Cesare Pavese, Italian poet and suicide, WW II anti-fascist and member of the Communist party, dead before I was even born, speaks to me nonetheless. Being a Communist, he was probably an atheist also, but what he said, as quoted above, could just as easily have come from my 10th grade religion teacher Fr. Jerry, or one of the good Sisters who taught me from Kindergarten through high school.

Certainly that second sentence could be paraphrasing St. Paul, as he chastised the Philippians, the Romans, the especially wayward Corinthians. Paul was all about traveling light, traveling in the Light of the World. Traveling in the light of love, faith and hope. That’s what I was brought up to believe, and more importantly, to act on in my life.

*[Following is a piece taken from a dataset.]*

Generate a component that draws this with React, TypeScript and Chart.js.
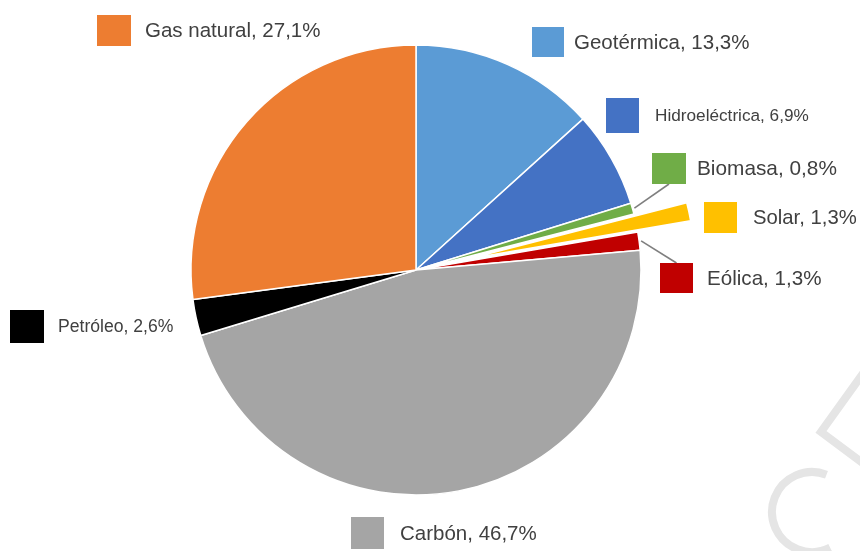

Being human, it’s nigh on impossible to give up those envies, jealousies, fears. Having knowledge of the past and thoughts of the future, it’s a constant struggle to be fully present in the now, to be fully present for others, to be self-aware and yet not self-centered.

I remember my mother, with unconscious yet infinite wisdom, one day counseling me about my shyness. Yes, when I was around 13 I embraced the conceit that I was very shy. To this day I remember her telling me that being shy was ultimately being selfish, self-centered. “Why would you believe that everyone is looking at you, making judgements about you? That’s a very selfish frame of mind. Everyone has their own concerns, their own troubles, and yours are no more important in the great scheme of life than theirs. The person who can think first of others, or who at least gives freely of their attention, joy in living  and their time to others is the one who can find true purpose and happiness in their life.”

Or some such–that is paraphrasing in light of my own later maturity. However, I clearly remember my shyness being very much discouraged as selfishness, and I at that formative period in my life did NOT want to be a selfish person.

Now, I may have traveled far, but I am incapable of traveling fast, and usually fail at light also. I guess that is just the result of being imperfect, so far, at throwing off all those heavy, malodorous, wearying traits so well articulated by Pavese above. But I’m conscious of those imperfections, and still striving. I just need the occasional dead Italian poet to dash that cold water in my face by way of reminder.